Monday, January 12, 2009

What Hath I Learned: The Mighty Thor #213

All the comics are spread all over the floor last night, reorganizing them the same way at the tender age of 43 that I did at 9 years of age. I put my 8 year old to the task of "organizing" the Supermans, and the Avengers just so that she had the chance to flip through some new comics that she's never seen. And, of course, I run across The Mighty Thor #213, the very first comic that I ever read. I decided to re-read the issue, to see just how it holds up. Just what did I learn from the experience of reading Thor #213?
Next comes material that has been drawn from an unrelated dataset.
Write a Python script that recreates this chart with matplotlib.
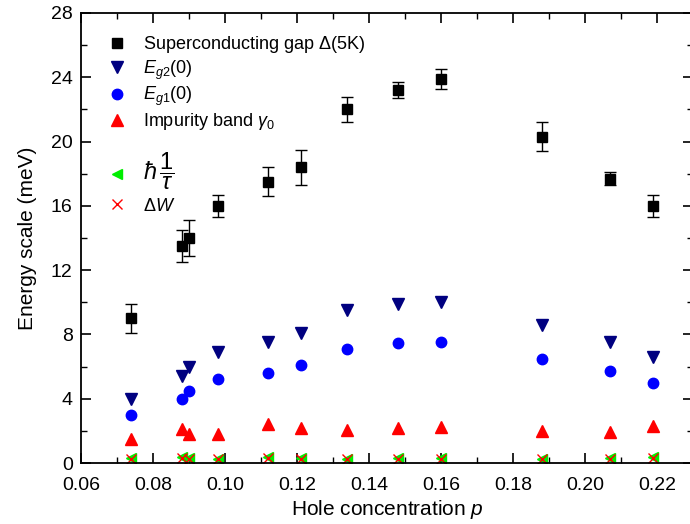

Well, I learned that the All-Father is a whiny bitch. Odin spends what few panels he has in the story telling everyone not to fight and to give up. I learned that Gerry Conway and Len Wein can knock this sort of stuff out before lunchtime: The Golden City has been overtaken by slave trading giant Lizards and they have sold the Lady Sif off in the gap between issues. The destruction of the secret drug processing plant that is the crux of keeping the aliens docile takes place on a small panel. The drug plant is so secret that John Buscema and Don Perlin never even end up drawing the damn thing. I learned that the plot makes little sense. Thor, the godling who stood up to Magog, gets knocked out by a chunk of masonry dropped on his head. I learned that Wein and Conway decided NOT to use the evil lizard race that they already have in the Marvel Universe, the Badoon, but instead make up an entirely new race, typo-ridden Vrellnexians, whose main claim to fame must be the unpronounability of their race's name.

I learned that a Starlin cover is a Jim frikkin' Starlin cover, regardless of being touched up by Romita. I learned that there is actually a guy dressed like a Greek fisherman who is travelling space and time with the Asgardians and he never even gets a caption, let alone a word balloon. I learned that the Living Zombie was about to debut in "Tales of the Zombie", appearing wherever fine magazines are sold. I learned that John Buscema either got sick or behind the deadline or simply so bored with the plot that it fell to Don Perlin to finish the last 2 pages... and since Vinnie Colletta inked the isssue, its pretty difficult to tell.

I learned via a full page house ad that Gwen Stacy had died by the Green Goblin's hand and Spider-Man is PISSED.

Mostly I learned that this was one damn confusing issue to start reading comics with. At least the next two I bought, Iron Man #64 and Marvel Feature #12 were easier on the storylines: Doctor Spectrum and the Blood Brothers were attacking, and someone named Thanos was in the background. Who said Marvel in the 1970's was easy to read?